Women in Wine: Kate Sturgess
Kate Sturgess joined Brokenwood Wines in 2015 as Assistant Winemaker and was promoted to Winemaker in 2019. She has experience winemaking in several Australian wine regions as well as in Okanagan Valley, Canada, and has been involved in wine judging at local and national wine shows. A young gun, Kate was in the 2021 cohort of Wine Australia’s Future Leaders program and was nominated for Winemaker of the Year at the Hunter Valley Legends Awards 2021.
What are some of your favourite highlights throughout your career in wine?
The 2018 vintage in the Hunter Valley was just stellar and such a privilege to be able to see fruit like that come through the winery and live up to its fullest potential when it went to bottle. I’ve got a lot of that stashed away for a later date! The 2013 vintage in the Grampians working for Mount Langi Ghiran was still some of the most pristine Shiraz fruit I have seen coming into a winery, and working vintage in Canada in 2012 was an experience I’ll never forget. Snowing outside during harvest is such a world away from Australian harvests!
Do you have any role models or mentors who have been an important part of your career journey?

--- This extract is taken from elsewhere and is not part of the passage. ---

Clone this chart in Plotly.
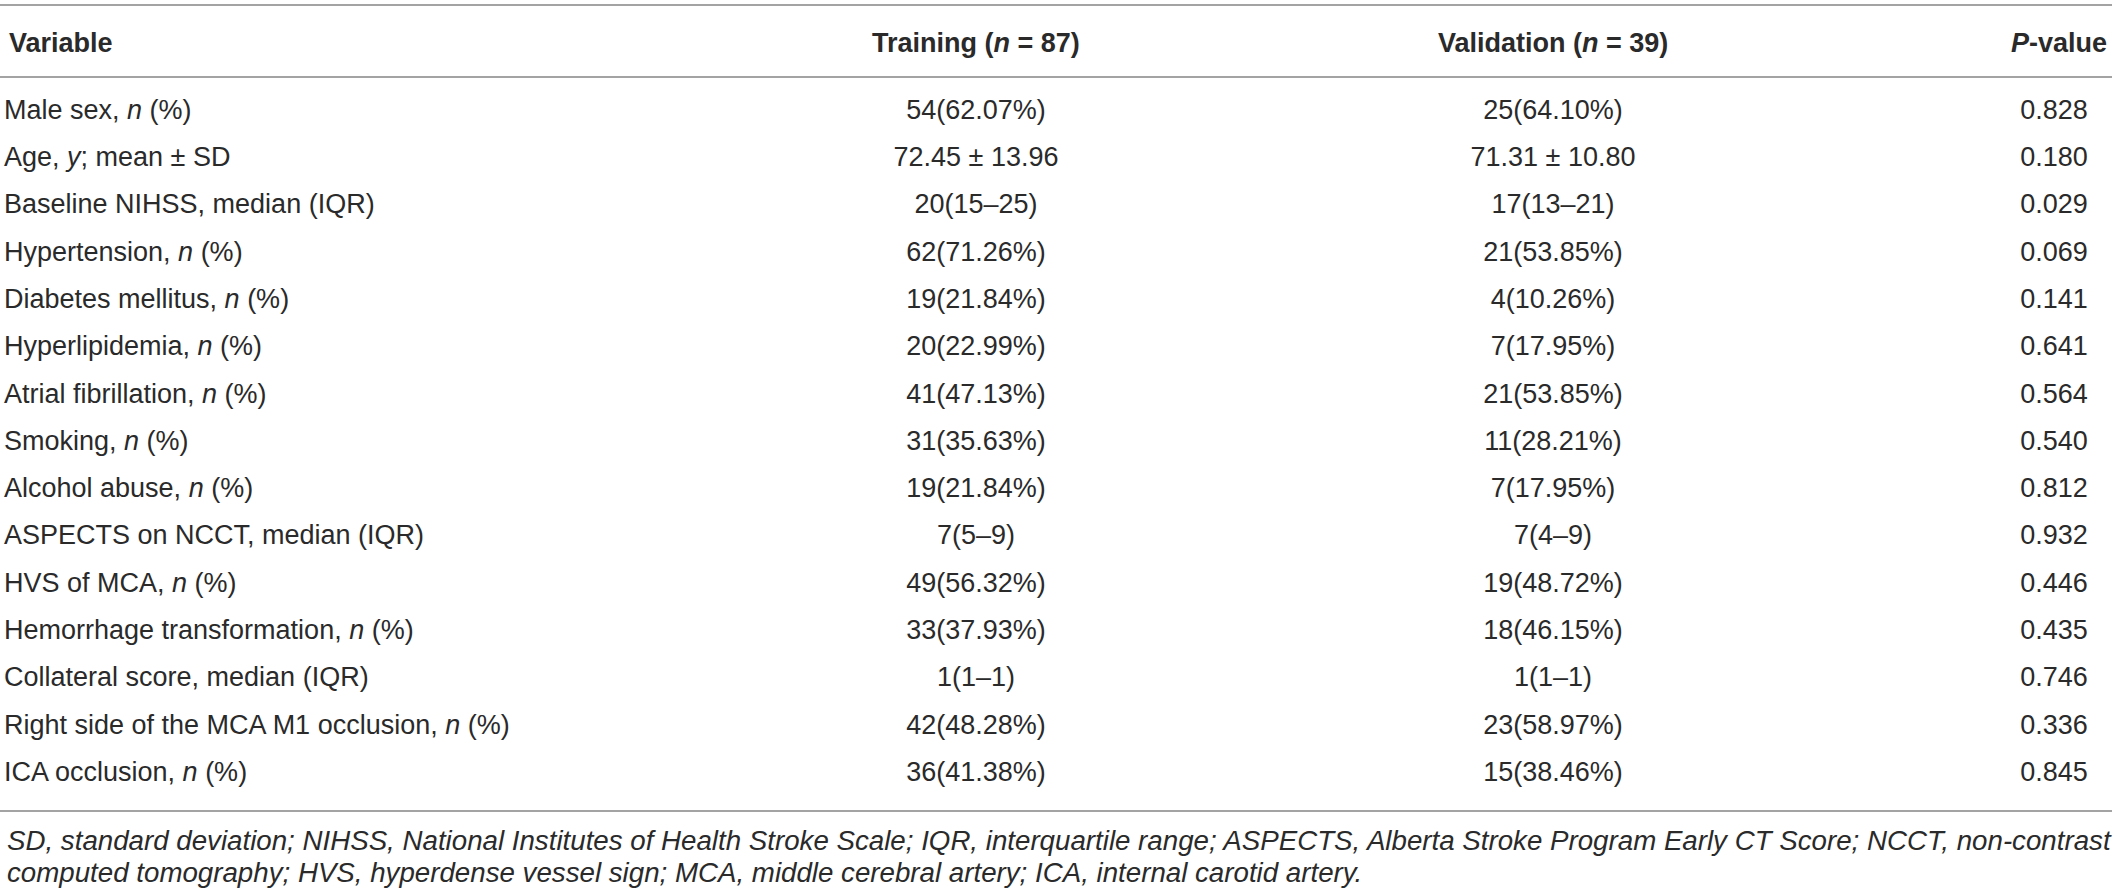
import plotly.graph_objects as go

# table content
variables = [
    "Male sex, <i>n</i> (%)",
    "Age, <i>y</i>; mean ± SD",
    "Baseline NIHSS, median (IQR)",
    "Hypertension, <i>n</i> (%)",
    "Diabetes mellitus, <i>n</i> (%)",
    "Hyperlipidemia, <i>n</i> (%)",
    "Atrial fibrillation, <i>n</i> (%)",
    "Smoking, <i>n</i> (%)",
    "Alcohol abuse, <i>n</i> (%)",
    "ASPECTS on NCCT, median (IQR)",
    "HVS of MCA, <i>n</i> (%)",
    "Hemorrhage transformation, <i>n</i> (%)",
    "Collateral score, median (IQR)",
    "Right side of the MCA M1 occlusion, <i>n</i> (%)",
    "ICA occlusion, <i>n</i> (%)",
]
training = [
    "54(62.07%)", "72.45 ± 13.96", "20(15–25)", "62(71.26%)", "19(21.84%)",
    "20(22.99%)", "41(47.13%)", "31(35.63%)", "19(21.84%)", "7(5–9)",
    "49(56.32%)", "33(37.93%)", "1(1–1)", "42(48.28%)", "36(41.38%)",
]
validation = [
    "25(64.10%)", "71.31 ± 10.80", "17(13–21)", "21(53.85%)", "4(10.26%)",
    "7(17.95%)", "21(53.85%)", "11(28.21%)", "7(17.95%)", "7(4–9)",
    "19(48.72%)", "18(46.15%)", "1(1–1)", "23(58.97%)", "15(38.46%)",
]
p_values = [
    "0.828", "0.180", "0.029", "0.069", "0.141", "0.641", "0.564", "0.540",
    "0.812", "0.932", "0.446", "0.435", "0.746", "0.336", "0.845",
]
headers = ["<b>Variable</b>", "<b>Training (<i>n</i> = 87)</b>",
           "<b>Validation (<i>n</i> = 39)</b>", "<b><i>P</i>-value</b>"]
footnote = [
    "SD, standard deviation; NIHSS, National Institutes of Health Stroke Scale; IQR, interquartile range; "
    "ASPECTS, Alberta Stroke Program Early CT Score; NCCT, non-contrast",
    "computed tomography; HVS, hyperdense vessel sign; MCA, middle cerebral artery; ICA, internal carotid artery.",
]

W, H = 2118, 896
ROW0, STEP = 112, 47.3
FONT = "Liberation Sans, Arial, Helvetica, sans-serif"
TXT = "#2a2a2a"
LINE = "#a3a3a3"
SIZE = 27


def row_of(px):
    # pixel height -> row units on the y axis
    return (px - ROW0) / STEP


rows = list(range(len(variables)))
fig = go.Figure()

cols = [(variables, 4, "middle right"), (training, 976, "middle center"),
        (validation, 1553, "middle center"), (p_values, 2054, "middle center")]
for vals, xpos, pos in cols:
    fig.add_trace(go.Scatter(x=[xpos] * len(vals), y=rows, text=vals, mode="text",
                             textposition=pos, textfont=dict(family=FONT, size=SIZE, color=TXT),
                             hoverinfo="skip", showlegend=False, cliponaxis=False))

head_x = [7, 976, 1553, 2059]
head_anchor = ["left", "center", "center", "center"]
for txt, hx, anc in zip(headers, head_x, head_anchor):
    fig.add_annotation(x=hx, y=row_of(43), text=txt, showarrow=False,
                       xanchor=anc, yanchor="middle",
                       font=dict(family=FONT, size=SIZE, color=TXT))

for px in [5, 77, 811]:
    fig.add_shape(type="line", x0=0, x1=2112, y0=row_of(px), y1=row_of(px),
                  line=dict(color=LINE, width=2))

for i, line in enumerate(footnote):
    fig.add_annotation(x=5, y=row_of(840 + 32 * i), text=line, showarrow=False,
                       xanchor="left", yanchor="middle",
                       font=dict(family=FONT, size=27.7, color=TXT, style="italic"))

fig.update_layout(
    width=W, height=H, margin=dict(l=0, r=0, t=0, b=0),
    plot_bgcolor="white", paper_bgcolor="white",
    xaxis=dict(range=[0, W], visible=False, fixedrange=True),
    yaxis=dict(range=[row_of(H), row_of(0)], visible=False, fixedrange=True),
)

# the page's default 8px body margin pushes the figure off the window
fig.write_html("out.html", config={"displayModeBar": False},
               post_script="document.body.style.margin='0';document.body.style.overflow='hidden';")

So many! The people early in my career who helped me decide on what I needed to do to get to where I wanted to be were Mike DeIuliis and Sam Connew – who still keeps me on the straight and narrow. Pete Bissell in Coonawarra was the perfect first real mentor and such a considered and thoughtful winemaker. Iain Riggs and Stu Hordern can’t go without a mention for giving me the opportunity to join the fold at Brokenwood. Sarah Crowe, Gwyn Olsen, Liz Silkman, Annabel Holland, and Liz Riley for being absolute powerhouses and paving the way in the Hunter Valley. Brendan Kaczarowski, Ben Mullen and Melanie Chester who are the best friends and hugely talented and supportive winemakers a girl in the industry could have. I have been spoilt for choice!
In your career, have you had any standout achievements? What was that experience like?

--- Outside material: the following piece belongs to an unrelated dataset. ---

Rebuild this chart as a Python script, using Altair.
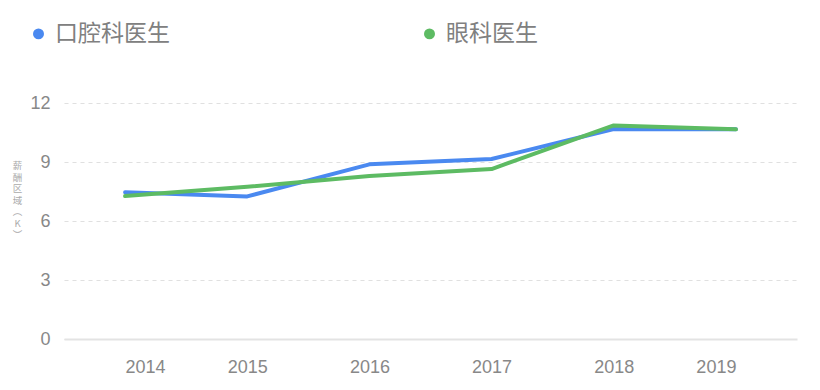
import altair as alt
import pandas as pd

years = ["2014", "2015", "2016", "2017", "2018", "2019"]
series_names = ["口腔科医生", "眼科医生"]
dental = [7.46, 7.25, 8.88, 9.15, 10.68, 10.67]
eye = [7.27, 7.74, 8.29, 8.64, 10.86, 10.66]
y_ticks = [0, 3, 6, 9, 12]
y_title = ["薪", "酬", "区", "域", "︵", "K", "︶"]
colors = ["#4A89F0", "#5DBB63"]

rows = []
for name, vals in zip(series_names, [dental, eye]):
    for yr, v in zip(years, vals):
        rows.append({"year": yr, "series": name, "value": v})
df = pd.DataFrame(rows)

chart = alt.Chart(df).mark_line(strokeWidth=4, strokeJoin="round", strokeCap="round").encode(
    x=alt.X("year:O", sort=years,
            scale=alt.Scale(type="point", padding=0.5),
            axis=alt.Axis(title=None, labelAngle=0, ticks=False, grid=False,
                          domain=True, domainColor="#e3e3e3", domainWidth=2,
                          labelFontSize=18, labelColor="#888888", labelFont="Liberation Sans",
                          labelPadding=19,
                          labelAlign=alt.ExprRef("datum.index === 0 ? 'left' : (datum.index === 1 ? 'right' : 'center')"))),
    y=alt.Y("value:Q", scale=alt.Scale(domain=[0, 12], nice=False, zero=True),
            axis=alt.Axis(values=y_ticks, title=y_title, titleAngle=0.001, titleFontSize=9.5,
                          titleFont="Noto Sans CJK SC", titleFontWeight="normal",
                          titleColor="#aaaaaa", titleLineHeight=11.5, titleAlign="center",
                          titleBaseline="middle", titleX=-47, titleY=63,
                          ticks=False, domain=False, labelPadding=14,
                          labelFontSize=18, labelColor="#888888", labelFont="Liberation Sans",
                          grid=True, gridColor="#e0e0e0", gridDash=[4, 4], gridWidth=1.2)),
    color=alt.Color("series:N", sort=series_names,
                    scale=alt.Scale(domain=series_names, range=colors),
                    legend=alt.Legend(title=None, orient="none", legendX=-37, legendY=-81,
                                      direction="horizontal", symbolType="circle",
                                      symbolSize=30, symbolStrokeWidth=5.5,
                                      labelFontSize=23,
                                      labelFont="Noto Sans CJK SC", labelColor="#808080",
                                      labelOffset=5, columnPadding=245, labelLimit=300)),
    order=alt.Order("series:N"),
).properties(
    width=733, height=236,
    autosize=alt.AutoSizeParams(type="none"),
    padding={"left": 56, "top": 95, "right": 15, "bottom": 40},
).configure_view(stroke=None).configure_legend(symbolOpacity=1)

chart.save("out.html", embed_options={"renderer": "svg", "actions": False})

Brokenwood is a pretty special place to work in terms of accolades so there are a few – but the ones that really stand out are the 2018 Graveyard Vineyard Shiraz being named James Halliday’s Wine of the Year in the Australia Wine Companion, and one of our Semillons being named as the best current vintage Semillon at the Hunter Valley Wine Show for the past three years running – which shows the consistent effort of our whole vineyard and winery team.
What is your favourite wine to make, and your favourite wine to drink?
I love to make Hunter Valley Semillon – it is so raw and pure. Such a clear example of every decision made along the way to get it into bottle. It really is a reflection of the vintage and the site and the winemaking all shown in the glass.
I love drinking Chardonnay – Australian, from many different regions and exploring new producers all the time. Some of my favourites are Nocturne, Giant Steps, Mulline, Silkman (or First Creek) and Stargazer.
How did you get started in the industry and what inspired you to work in the wine industry?
I decided in year 10 at school that I was going to be a winemaker – which is a bit wild for a girl from Brisbane! My parents both liked wine and I loved science and the idea of working outdoors. When I looked into winemaking and saw that people were still in the industry and so passionate about what they were doing well into old age it seemed like something I couldn’t say no to.
What are you most excited about in the Australian wine industry right now?
I am loving the focus on sustainability through vineyards and wineries – ensuring the industry is in the best place it can be to keep making top quality wines. Lorrae, our lab supervisor, has organised certification for all of our Hunter Valley vineyards and it has been a huge job but also so worthwhile!
There also seems to be a lot of opportunity for young people making their own brand and having the opportunity to develop their own style and show their interpretation of the vineyards.
What qualities do you think it takes to succeed in a traditionally male-dominated industry?
I think you need to have faith in yourself and maybe even a naïve confidence in your abilities in the beginning and then quickly learn to be humbled and resilient from any mistakes along the way. Most of all you have to be willing to just muck in and have a go. I think those are the same qualities you need to be successful in any industry though.
What advice would you give to young women just starting out or considering a career in winemaking?
Do a vintage. If you don’t love vintage – which is the most exciting and action-packed time of the year for any winery – you won’t love the rest of the year in the winery. Vintage is what energises and refreshes the best winemakers I know – a new season, new grapes, a new chance to make the perfect wine. And it comes about every year!